Светловидов. <...> Напился, старый дуралей и сам не знает, с какой радости... (11, 207).

Светловидов представляется себе другим человеком; глядя на себя со стороны, он обращается как бы сам к себе. В этой логике ситуация «Я» как чужой позволяет говорить о диалогизации формально выстроенного монолога. Здесь реплики Светловидова «нужны» лишь для того, чтобы выразить свою мысль, это, по сути, своего рода экспозиция. Реплики героя, его мысли важнее, чем сюжетная конструкция. Главенствующим в пьесе становится «речевое событие». Дальше, по ходу пьесы, в репликах героя обнаруживается не столько выражение мысли, сколько выражение своих собственных чувств, чем, кстати, объясняется частотность в употреблении эмоционально-экспрессивных конструкций, подчас просторечных и даже грубых, служащих сигналами разговорного стиля.

Светловидов. Заснули, черти, в рот вам дышло, сто чертей и одна ведьма! <...> Ушли и, должно быть, подлецы, театр заперли... <...> Уф! Сколько я сегодня ради бенефиса влил в себя этого винища и пивища, боже мой! <...> Нечистые слова, пьяная рожа...

Иначе говоря, эмоционально вербальное выражение чувств переживаемых волнений героя определяет выбор лексических единиц и синтаксических моделей, что тоже не случайно: Светловидов не просит ответа, все его реплики — риторические восклицания, как бы убеждающие в своей правоте, безапелляционны.

Таким образом, в речи Светловидова, формально выстроенной по монологическому принципу, врезаются «сигналы» диалогичности, не только внешние, явленные в качестве собеседника — суфлера, но и внутренние, выраженные на языковом уровне. Иначе говоря, доказывается еще раз тезис о возможностях монолога в плане его диалогичности.

Примечания

1. Гущанская Е.М. Поэтика драматургии Чехова девятисотых годов (Характер конфликта, построение действия, система героев). Автореф. дисс. ... канд. филол. наук. Л., 1980; Иезуитова Л.А. Комедия А.П. Чехова «Чайка» как тип новой драмы // Анализ драматического произведения. Л., 1988.

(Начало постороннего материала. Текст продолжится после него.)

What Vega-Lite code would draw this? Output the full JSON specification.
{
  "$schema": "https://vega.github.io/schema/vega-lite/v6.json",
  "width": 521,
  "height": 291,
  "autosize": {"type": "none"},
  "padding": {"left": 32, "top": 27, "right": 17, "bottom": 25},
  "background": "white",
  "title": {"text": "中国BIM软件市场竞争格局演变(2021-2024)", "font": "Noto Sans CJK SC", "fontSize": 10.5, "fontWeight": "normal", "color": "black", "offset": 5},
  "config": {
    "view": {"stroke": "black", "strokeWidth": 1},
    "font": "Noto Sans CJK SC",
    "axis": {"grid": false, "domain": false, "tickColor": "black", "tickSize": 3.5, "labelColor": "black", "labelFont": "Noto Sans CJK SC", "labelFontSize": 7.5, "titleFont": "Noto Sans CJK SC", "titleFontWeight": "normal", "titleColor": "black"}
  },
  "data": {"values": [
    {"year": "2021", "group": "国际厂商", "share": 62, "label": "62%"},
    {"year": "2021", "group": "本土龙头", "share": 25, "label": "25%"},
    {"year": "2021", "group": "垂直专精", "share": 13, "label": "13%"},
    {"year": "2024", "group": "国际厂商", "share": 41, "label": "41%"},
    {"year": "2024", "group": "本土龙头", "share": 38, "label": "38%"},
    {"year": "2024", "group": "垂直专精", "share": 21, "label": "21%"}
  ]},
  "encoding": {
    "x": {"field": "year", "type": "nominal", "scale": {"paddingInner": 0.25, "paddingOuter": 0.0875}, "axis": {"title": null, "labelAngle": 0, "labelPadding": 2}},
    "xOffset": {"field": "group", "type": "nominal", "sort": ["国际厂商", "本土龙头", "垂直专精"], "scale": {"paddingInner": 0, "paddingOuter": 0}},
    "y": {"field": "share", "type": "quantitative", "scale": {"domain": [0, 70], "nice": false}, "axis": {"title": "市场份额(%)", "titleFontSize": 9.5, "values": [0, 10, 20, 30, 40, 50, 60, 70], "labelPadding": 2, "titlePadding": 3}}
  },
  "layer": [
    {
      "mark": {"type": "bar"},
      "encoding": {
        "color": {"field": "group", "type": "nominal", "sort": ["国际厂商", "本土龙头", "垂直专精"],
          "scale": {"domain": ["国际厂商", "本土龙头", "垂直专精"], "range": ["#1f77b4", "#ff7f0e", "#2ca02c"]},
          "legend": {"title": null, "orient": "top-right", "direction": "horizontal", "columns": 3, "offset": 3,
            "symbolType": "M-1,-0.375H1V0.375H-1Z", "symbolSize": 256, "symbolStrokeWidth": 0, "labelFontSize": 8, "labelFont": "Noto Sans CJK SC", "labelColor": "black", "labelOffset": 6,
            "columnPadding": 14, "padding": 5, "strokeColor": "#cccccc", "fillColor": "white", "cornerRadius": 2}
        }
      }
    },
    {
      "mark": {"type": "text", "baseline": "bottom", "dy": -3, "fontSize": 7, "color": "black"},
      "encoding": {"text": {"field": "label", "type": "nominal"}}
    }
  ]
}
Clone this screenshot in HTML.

2. Крылова Л.В. К вопросу завершенности монологических высказываний драмы // Текст: Узоры ковра. Вып. 4. Ч. 1. Общие проблемы исследования текста. СПб.; Ставрополь, 1999. С. 63, 66.

3. См.: Бырдина Г.В. Динамическая структура русской диалогической речи. Тверь, 1992.

4. Балухатый С.Д. Проблемы драматургического анализа // Балухатый С.Д. Вопросы поэтики. Л., 1990. С. 25.

5. Степанов А.Д. Проблемы коммуникации у Чехова. М., 2005. С. 262.

6. См.: Тиме Г.А. А.П. Чехов и комический «малый жанр» в драматургии 1880-х — начала 1890-х годов // Русская литература. 1980. № 1. С. 152.